Общество

Почему по современной Москве хочется все меньше гулять

3 1143

Был такой детский рассказ, «Кале один на свете». Там мальчику снится, что он один в городе. Он ест сладости в магазинах, управляет трамваем, потом садится за штурвал самолета, взлетает, падает — и просыпается. В отличие от нас всех.

Зашел ночью в «Перекресток» — и испытал экзистенциальный ужас. В большом супермаркете, куда еще в феврале можно было зайти посреди ночи и убедиться, что ты не один в этом городе, теперь нет ни души. 

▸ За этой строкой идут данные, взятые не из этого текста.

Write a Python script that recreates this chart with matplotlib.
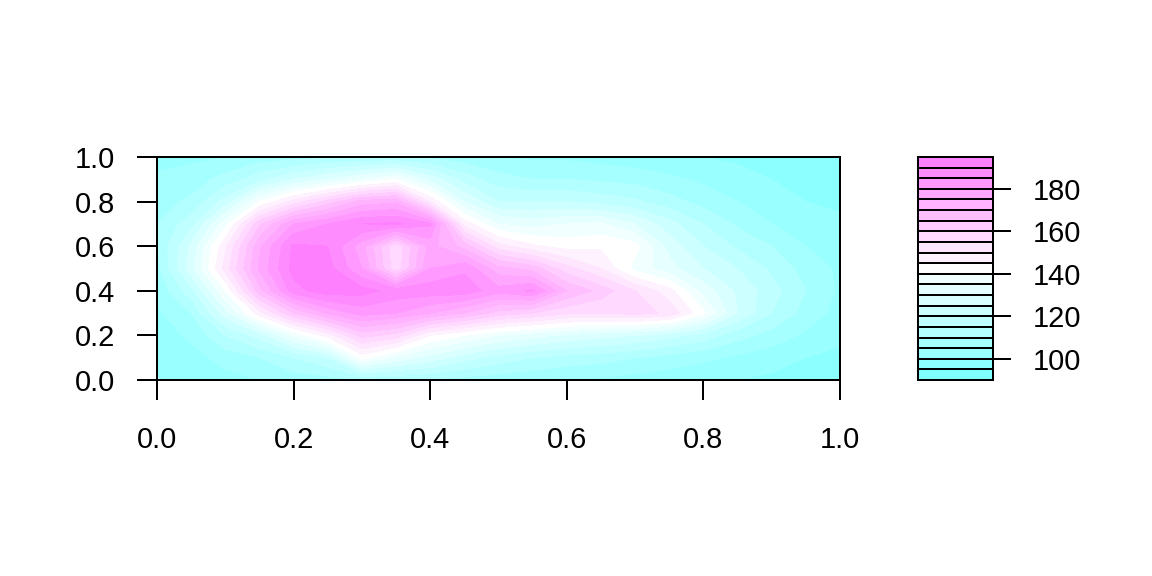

Я исследовал весь торговый зал. Брал и бросал ненужные мне товары. Удивлялся зияющей пустоте полок, где когда-то благоухала выпечка. Стоял озадаченный перед обедневшим, разоренным я бы даже сказал, фруктовым рядом. Равнодушно проходил ломящиеся от фермерских продуктов молочные ряды. Сокрушался над дороговизной крафтовых конфет, понимая, как плохи (реально, а не выдуманно плохи) стали фабричные. Трогал хлеб. С отвращением отворачивался от пива, думая о консервантах в его составе. Дивился выкормленному неведомой фигней фаршу за 2899 рублей килограмм. И все это время в поле моего зрения не было ни одного человека. 

Я подошел к кассам, уже смутно понимая, что меня ждет. И там действительно не было никого. Только дежурная по залу толстая девица и охранник — единственный, кто здесь не поменялся за эти полгода. 

— Работают только электронные кассы? — спросил я, виновато вспоминая, как предпочитал их обычным кассам в зимний час пик, хотя понимал уже тогда, что это шаг к увольнению кассиров. 

Охранник кивнул. Потом он рассказал мне, что с весны во всех «перекрестках» уволили больше половины кассиров. И половину грузчиков. И рабочих зала. 

— А вас как оставили, — спрашиваю. 

— А я теперь еще корзинки и тележки собираю, — ответил он. 

— За это доплачивают? 

— Нет. 

Понимаете, да? Это не туризм, не авиация, не ивент-индустрия. Это — продуктовый ритейл, которой озолотился на коронакризисе. А потом я вспомнил, что до «Перекрестка» доехал не на такси, а на каршеринге, без участия таксиста, который за чуть большие, но в общем сравнимые деньги мог бы оказать мне услугу извоза. Тем самым я сделал этот стерильный, кастрированный мегаполис еще чуть менее людным, а сам себя — еще менее востребованным. 

Как мы будем пользоваться его удобствами, если мы лишаем друг друга заработка, без которого нам здесь нечего делать? И главное, зачем? Чтобы в конце концов роботы, оставшиеся без людей, продавали здесь друг другу пиццу на радость кучке сверхбогатых психопатов и фашиствующих визионеров? 

Ловлю себя на том, что чем больше в Москве бесконтактных вело- и самокато-сервисов, вендинговых автоматов, каршеринга и всевозможной дистанционной автопилотности — тем меньше мне хочется выходить из дома просто так.

Мне больше не хочется по этой Москве гулять. Потому что любой «выход в город» — это коммуникация, а ее больше нет. Из-за скученности люди здесь всегда стремились отгородиться друг от друга, но сейчас мы можем обойтись друг без друга — и без самих себя тоже. 

Какая разница, на чем и почем ты едешь, если там, куда ты едешь, тебе не с кем перекинуться словом?